In 1950, the Rockford Peaches went after their fourth championship, minus a few of their star players. (Rohrer left to play softball, Little retired to start a family, and Lenard, Deegan, and Cione had been traded.) Even fewer fans were in attendance, although those who showed were as enthusiastic as ever, jeering at the buses bringing rivals into town, and raising money to help out injured catcher Ruth Richard , who was confined to a leg cast for several months.

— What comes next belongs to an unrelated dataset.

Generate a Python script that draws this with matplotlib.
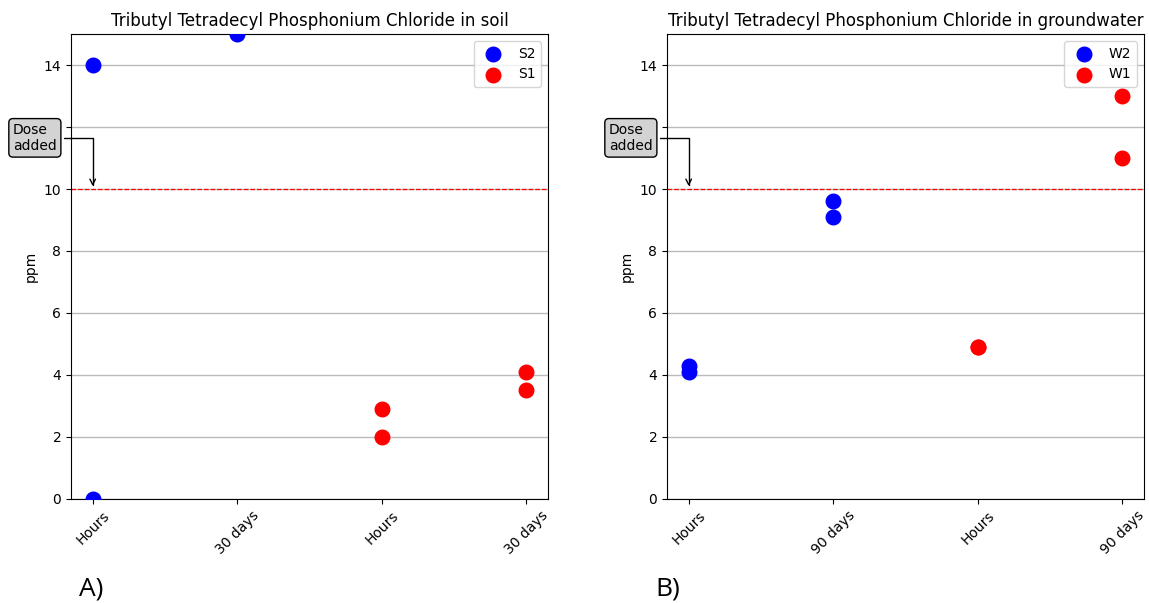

In 1951 and 1952, the Peaches lost the series championships to the South Bend Blue Sox. At the end of the '52 season, Allington left the team to manage elsewhere, possibly due to a salary dispute. Under new manager Johnny Rawlings, the team continued its decline. By June 1954, during the AAGBL's last year, they had slipped to last place in the league, which was down to only five teams. Often, less than 100 fans were on hand to watch the team play. "It was the same all around the Midwest," writes Barbara Gregorich , "as people turned to new recreational opportunities, bought new cars and drove them on newly constructed expressways to bigger cities, or sat home and watched television…. The All-American Girls Baseball League died while people were looking the other way."
Gregorich, Barbara. Women at Play: The Story of Women in Baseball. NY: Harcourt Brace, 1993.